What to produce: Only the lines from the one containing "Give me the" through the one containing "plt.rcParams['font.family'] = ['Roboto', 'DejaVu" belong in the answer; copy them exactly and leave out pictures.

Data in this exercise:
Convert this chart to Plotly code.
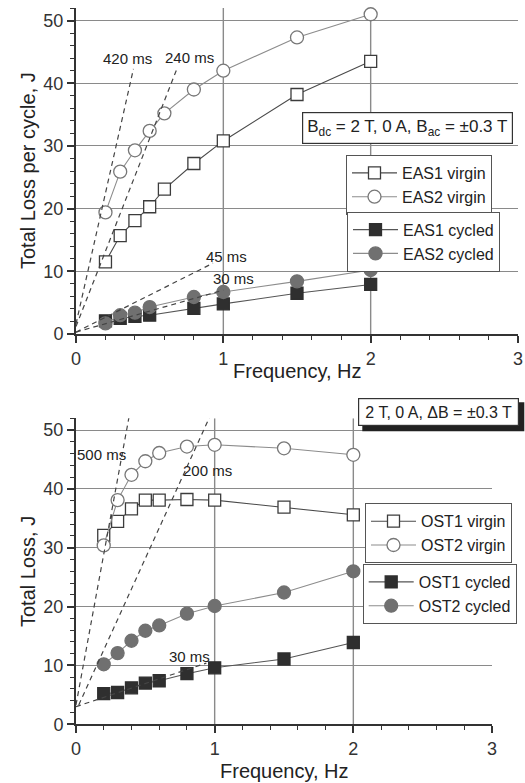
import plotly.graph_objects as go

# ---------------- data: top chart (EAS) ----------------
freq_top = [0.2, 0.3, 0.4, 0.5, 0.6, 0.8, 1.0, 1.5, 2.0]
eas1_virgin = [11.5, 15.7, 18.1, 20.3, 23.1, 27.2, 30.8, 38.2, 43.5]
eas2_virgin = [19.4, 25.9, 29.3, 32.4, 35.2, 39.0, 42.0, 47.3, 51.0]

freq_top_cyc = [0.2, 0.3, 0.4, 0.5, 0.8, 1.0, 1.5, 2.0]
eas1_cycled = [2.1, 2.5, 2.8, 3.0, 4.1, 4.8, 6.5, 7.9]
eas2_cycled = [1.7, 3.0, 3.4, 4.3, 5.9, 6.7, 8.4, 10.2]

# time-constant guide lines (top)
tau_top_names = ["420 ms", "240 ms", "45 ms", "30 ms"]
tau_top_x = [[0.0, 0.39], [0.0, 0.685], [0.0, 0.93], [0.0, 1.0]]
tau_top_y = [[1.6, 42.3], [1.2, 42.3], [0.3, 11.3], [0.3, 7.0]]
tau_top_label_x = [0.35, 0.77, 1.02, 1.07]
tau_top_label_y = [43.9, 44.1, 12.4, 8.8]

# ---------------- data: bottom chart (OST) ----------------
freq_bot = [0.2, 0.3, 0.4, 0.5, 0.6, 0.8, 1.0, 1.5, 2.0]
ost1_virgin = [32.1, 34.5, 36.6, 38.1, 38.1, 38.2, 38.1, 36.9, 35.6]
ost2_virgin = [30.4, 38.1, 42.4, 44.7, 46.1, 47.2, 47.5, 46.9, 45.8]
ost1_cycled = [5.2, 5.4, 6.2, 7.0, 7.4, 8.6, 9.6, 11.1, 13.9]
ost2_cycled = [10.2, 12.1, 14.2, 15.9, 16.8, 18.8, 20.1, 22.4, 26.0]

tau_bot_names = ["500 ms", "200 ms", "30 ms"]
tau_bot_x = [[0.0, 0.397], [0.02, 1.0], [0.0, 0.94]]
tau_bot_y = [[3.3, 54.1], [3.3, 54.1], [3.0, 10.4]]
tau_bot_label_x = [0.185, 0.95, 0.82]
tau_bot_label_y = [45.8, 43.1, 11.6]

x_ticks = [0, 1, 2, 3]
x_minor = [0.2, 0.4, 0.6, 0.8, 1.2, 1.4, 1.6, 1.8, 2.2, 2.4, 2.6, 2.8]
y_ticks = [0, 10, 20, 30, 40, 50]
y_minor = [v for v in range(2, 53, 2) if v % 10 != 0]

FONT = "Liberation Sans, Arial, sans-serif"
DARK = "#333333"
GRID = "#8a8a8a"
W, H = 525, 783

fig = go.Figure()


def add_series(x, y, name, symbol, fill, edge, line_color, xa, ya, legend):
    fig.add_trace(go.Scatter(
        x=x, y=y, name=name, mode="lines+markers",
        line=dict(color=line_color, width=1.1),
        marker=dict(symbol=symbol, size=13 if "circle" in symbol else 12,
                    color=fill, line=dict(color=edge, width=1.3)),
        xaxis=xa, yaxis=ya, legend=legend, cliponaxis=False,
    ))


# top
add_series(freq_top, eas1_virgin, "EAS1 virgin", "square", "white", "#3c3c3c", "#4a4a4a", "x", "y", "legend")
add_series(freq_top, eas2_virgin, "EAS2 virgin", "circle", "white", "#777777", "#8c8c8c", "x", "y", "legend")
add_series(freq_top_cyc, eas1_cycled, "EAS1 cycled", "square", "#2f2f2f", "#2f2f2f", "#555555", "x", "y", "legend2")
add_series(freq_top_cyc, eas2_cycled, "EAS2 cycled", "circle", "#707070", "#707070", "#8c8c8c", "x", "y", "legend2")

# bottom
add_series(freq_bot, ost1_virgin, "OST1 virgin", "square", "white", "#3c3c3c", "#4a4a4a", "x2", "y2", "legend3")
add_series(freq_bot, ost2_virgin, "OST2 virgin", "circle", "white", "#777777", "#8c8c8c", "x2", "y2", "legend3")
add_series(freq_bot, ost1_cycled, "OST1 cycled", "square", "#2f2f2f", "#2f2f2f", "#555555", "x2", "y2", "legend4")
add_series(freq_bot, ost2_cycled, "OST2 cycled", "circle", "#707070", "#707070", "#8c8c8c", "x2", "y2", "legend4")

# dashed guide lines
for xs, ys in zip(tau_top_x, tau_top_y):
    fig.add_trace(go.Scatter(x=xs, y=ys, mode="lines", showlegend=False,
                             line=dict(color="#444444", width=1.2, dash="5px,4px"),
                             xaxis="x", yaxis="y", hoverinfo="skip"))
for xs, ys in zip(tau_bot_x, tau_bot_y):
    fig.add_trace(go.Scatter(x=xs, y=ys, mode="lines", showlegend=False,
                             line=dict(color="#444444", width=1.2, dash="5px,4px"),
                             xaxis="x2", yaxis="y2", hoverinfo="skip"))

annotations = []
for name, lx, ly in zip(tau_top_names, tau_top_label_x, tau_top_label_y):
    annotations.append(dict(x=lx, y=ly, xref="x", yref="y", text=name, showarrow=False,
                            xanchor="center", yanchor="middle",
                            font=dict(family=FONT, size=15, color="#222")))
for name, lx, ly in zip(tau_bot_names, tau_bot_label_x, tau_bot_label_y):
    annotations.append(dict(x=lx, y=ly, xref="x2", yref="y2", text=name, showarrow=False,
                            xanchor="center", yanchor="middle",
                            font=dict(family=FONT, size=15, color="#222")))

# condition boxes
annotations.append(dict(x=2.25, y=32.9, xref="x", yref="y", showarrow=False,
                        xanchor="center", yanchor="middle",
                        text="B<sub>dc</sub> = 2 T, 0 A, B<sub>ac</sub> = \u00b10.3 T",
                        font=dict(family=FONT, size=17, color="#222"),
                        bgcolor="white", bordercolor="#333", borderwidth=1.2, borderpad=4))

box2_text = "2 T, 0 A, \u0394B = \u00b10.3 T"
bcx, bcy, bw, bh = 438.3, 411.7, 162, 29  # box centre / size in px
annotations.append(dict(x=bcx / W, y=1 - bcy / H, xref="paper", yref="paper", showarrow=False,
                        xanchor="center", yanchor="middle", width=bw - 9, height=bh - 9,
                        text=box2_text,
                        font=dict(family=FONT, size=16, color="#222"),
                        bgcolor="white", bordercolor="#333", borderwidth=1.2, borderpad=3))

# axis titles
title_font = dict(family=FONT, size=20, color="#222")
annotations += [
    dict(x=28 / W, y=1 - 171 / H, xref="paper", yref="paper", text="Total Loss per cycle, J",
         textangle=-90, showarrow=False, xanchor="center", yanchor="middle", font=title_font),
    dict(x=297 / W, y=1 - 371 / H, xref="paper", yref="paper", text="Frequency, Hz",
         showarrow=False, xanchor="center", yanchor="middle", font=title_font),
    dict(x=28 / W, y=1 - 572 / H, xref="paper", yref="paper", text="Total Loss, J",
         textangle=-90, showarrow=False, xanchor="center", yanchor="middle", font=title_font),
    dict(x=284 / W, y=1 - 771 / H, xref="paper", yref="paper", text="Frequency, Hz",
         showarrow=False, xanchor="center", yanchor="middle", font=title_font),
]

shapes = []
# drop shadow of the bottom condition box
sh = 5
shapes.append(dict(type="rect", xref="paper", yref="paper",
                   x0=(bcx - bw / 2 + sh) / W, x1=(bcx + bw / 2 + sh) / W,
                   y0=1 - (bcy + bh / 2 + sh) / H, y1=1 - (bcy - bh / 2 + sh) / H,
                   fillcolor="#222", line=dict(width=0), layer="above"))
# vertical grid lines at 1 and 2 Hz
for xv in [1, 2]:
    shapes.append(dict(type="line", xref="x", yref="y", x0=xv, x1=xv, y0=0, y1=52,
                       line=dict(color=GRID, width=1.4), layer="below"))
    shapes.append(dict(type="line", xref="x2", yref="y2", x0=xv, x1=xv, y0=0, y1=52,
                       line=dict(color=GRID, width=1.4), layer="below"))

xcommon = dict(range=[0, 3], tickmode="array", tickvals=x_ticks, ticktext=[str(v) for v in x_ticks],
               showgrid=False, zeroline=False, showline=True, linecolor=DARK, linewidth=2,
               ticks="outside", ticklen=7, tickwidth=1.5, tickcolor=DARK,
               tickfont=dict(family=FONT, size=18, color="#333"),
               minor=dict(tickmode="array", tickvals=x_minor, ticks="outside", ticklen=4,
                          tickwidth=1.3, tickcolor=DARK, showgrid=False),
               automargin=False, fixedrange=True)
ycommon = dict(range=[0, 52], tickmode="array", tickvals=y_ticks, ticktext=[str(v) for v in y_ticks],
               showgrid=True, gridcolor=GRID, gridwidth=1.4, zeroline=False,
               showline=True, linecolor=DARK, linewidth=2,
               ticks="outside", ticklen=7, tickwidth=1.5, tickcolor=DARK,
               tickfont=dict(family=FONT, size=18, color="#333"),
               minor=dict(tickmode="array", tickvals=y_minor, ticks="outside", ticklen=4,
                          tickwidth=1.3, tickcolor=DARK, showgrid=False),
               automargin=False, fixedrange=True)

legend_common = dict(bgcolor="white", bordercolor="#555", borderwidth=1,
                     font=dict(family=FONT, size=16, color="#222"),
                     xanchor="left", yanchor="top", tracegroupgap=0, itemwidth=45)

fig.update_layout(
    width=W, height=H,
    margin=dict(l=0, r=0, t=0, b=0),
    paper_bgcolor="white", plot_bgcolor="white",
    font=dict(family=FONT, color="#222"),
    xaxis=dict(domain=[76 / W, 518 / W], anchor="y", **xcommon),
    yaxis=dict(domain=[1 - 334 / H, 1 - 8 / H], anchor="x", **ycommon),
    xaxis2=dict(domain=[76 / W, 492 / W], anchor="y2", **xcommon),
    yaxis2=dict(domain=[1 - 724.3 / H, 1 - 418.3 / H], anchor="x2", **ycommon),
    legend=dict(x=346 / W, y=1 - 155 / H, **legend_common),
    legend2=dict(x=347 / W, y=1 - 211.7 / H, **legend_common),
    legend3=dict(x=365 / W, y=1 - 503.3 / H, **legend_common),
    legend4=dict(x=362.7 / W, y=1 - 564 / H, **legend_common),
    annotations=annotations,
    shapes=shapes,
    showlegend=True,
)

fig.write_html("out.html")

--

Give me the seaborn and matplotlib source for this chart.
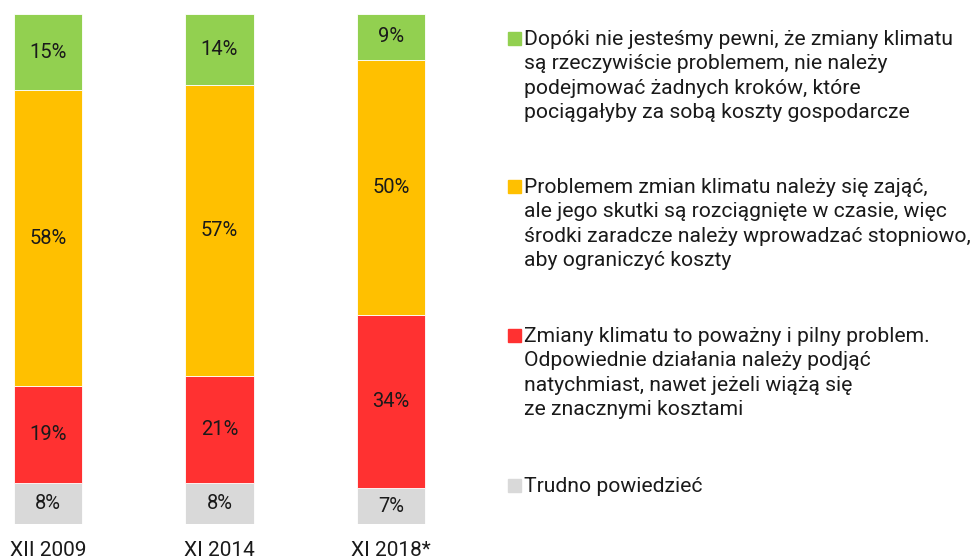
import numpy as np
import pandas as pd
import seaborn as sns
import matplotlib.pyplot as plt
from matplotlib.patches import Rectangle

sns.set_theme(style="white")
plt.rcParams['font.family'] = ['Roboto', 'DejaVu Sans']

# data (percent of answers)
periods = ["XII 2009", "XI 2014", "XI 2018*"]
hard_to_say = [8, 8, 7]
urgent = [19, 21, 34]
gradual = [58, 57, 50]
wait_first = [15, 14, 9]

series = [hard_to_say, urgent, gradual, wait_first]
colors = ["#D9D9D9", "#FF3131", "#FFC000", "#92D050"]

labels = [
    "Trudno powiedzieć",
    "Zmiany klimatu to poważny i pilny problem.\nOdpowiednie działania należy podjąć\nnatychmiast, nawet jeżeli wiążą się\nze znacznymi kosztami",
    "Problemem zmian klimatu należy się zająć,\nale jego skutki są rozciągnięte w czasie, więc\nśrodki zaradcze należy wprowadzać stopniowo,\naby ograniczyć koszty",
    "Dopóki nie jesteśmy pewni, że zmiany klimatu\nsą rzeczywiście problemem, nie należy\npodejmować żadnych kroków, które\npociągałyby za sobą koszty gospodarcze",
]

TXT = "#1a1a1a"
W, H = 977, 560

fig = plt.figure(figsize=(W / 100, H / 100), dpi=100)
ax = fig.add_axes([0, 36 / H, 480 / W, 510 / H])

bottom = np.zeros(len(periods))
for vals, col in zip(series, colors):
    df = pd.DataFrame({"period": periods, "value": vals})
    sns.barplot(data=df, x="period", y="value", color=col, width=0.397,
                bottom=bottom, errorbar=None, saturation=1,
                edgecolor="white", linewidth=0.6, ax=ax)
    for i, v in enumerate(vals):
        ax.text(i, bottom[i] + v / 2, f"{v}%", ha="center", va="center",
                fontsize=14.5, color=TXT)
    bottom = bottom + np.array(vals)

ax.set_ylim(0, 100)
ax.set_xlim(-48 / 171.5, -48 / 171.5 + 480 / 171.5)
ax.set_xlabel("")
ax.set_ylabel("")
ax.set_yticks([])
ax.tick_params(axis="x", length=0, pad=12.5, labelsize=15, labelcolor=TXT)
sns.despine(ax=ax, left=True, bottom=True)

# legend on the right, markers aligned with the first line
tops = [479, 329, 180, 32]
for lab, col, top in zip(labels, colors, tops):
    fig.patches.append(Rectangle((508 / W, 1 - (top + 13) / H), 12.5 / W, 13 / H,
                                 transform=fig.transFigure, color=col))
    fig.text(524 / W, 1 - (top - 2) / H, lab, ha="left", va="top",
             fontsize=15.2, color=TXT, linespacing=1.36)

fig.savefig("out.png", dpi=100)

Task answer:
Give me the seaborn and matplotlib source for this chart.
import numpy as np
import pandas as pd
import seaborn as sns
import matplotlib.pyplot as plt
from matplotlib.patches import Rectangle

sns.set_theme(style="white")
plt.rcParams['font.family'] = ['Roboto', 'DejaVu Sans']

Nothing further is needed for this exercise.